* [Input data]:
=======
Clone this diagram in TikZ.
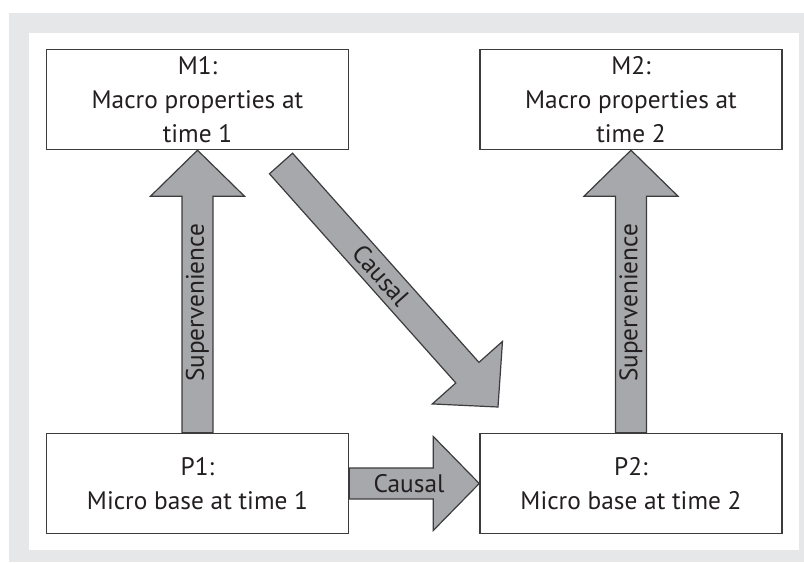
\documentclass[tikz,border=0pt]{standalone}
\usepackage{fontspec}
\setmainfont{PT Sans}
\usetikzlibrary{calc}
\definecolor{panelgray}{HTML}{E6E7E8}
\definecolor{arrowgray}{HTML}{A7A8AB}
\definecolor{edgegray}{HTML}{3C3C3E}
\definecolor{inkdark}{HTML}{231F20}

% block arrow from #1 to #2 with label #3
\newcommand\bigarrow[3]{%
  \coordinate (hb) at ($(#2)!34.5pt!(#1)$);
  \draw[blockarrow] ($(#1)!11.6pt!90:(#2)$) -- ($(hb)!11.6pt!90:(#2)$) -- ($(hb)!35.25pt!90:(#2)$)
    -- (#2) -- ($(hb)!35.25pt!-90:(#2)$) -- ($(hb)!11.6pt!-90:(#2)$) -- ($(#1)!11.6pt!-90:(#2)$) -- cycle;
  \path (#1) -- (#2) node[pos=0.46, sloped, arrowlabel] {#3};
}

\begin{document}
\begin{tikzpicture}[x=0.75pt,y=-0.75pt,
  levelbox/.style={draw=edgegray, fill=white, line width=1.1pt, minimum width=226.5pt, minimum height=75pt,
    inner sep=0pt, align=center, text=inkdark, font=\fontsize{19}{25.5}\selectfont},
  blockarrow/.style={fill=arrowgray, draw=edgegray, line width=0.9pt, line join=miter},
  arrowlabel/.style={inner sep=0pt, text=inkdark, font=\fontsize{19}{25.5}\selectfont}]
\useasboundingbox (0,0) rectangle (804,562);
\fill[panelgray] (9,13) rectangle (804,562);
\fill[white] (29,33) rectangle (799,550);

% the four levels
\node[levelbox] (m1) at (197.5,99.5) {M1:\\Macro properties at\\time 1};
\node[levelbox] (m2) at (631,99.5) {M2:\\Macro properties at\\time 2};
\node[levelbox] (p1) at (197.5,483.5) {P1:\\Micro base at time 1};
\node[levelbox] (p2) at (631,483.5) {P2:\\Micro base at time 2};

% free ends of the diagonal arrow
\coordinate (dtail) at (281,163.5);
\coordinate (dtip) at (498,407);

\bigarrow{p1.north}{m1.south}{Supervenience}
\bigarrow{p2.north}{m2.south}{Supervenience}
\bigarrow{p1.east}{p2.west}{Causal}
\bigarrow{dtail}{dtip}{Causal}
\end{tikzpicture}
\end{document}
=======
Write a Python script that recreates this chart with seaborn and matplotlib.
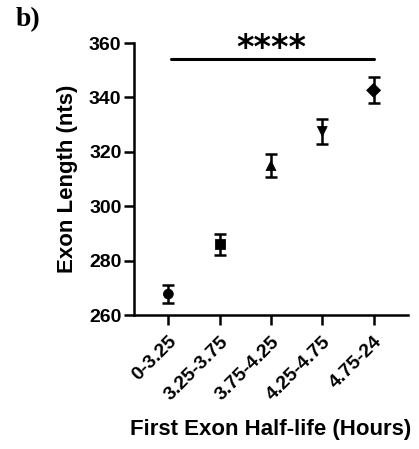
=======
* [What the task requires]: Return the material from the line containing "Clone this diagram in TikZ." through the line containing "(p2) at (631,483.5)", exactly and in full, but without its pictures.

* [Exercise result]:
Clone this diagram in TikZ.
\documentclass[tikz,border=0pt]{standalone}
\usepackage{fontspec}
\setmainfont{PT Sans}
\usetikzlibrary{calc}
\definecolor{panelgray}{HTML}{E6E7E8}
\definecolor{arrowgray}{HTML}{A7A8AB}
\definecolor{edgegray}{HTML}{3C3C3E}
\definecolor{inkdark}{HTML}{231F20}

% block arrow from #1 to #2 with label #3
\newcommand\bigarrow[3]{%
  \coordinate (hb) at ($(#2)!34.5pt!(#1)$);
  \draw[blockarrow] ($(#1)!11.6pt!90:(#2)$) -- ($(hb)!11.6pt!90:(#2)$) -- ($(hb)!35.25pt!90:(#2)$)
    -- (#2) -- ($(hb)!35.25pt!-90:(#2)$) -- ($(hb)!11.6pt!-90:(#2)$) -- ($(#1)!11.6pt!-90:(#2)$) -- cycle;
  \path (#1) -- (#2) node[pos=0.46, sloped, arrowlabel] {#3};
}

\begin{document}
\begin{tikzpicture}[x=0.75pt,y=-0.75pt,
  levelbox/.style={draw=edgegray, fill=white, line width=1.1pt, minimum width=226.5pt, minimum height=75pt,
    inner sep=0pt, align=center, text=inkdark, font=\fontsize{19}{25.5}\selectfont},
  blockarrow/.style={fill=arrowgray, draw=edgegray, line width=0.9pt, line join=miter},
  arrowlabel/.style={inner sep=0pt, text=inkdark, font=\fontsize{19}{25.5}\selectfont}]
\useasboundingbox (0,0) rectangle (804,562);
\fill[panelgray] (9,13) rectangle (804,562);
\fill[white] (29,33) rectangle (799,550);

% the four levels
\node[levelbox] (m1) at (197.5,99.5) {M1:\\Macro properties at\\time 1};
\node[levelbox] (m2) at (631,99.5) {M2:\\Macro properties at\\time 2};
\node[levelbox] (p1) at (197.5,483.5) {P1:\\Micro base at time 1};
\node[levelbox] (p2) at (631,483.5) {P2:\\Micro base at time 2};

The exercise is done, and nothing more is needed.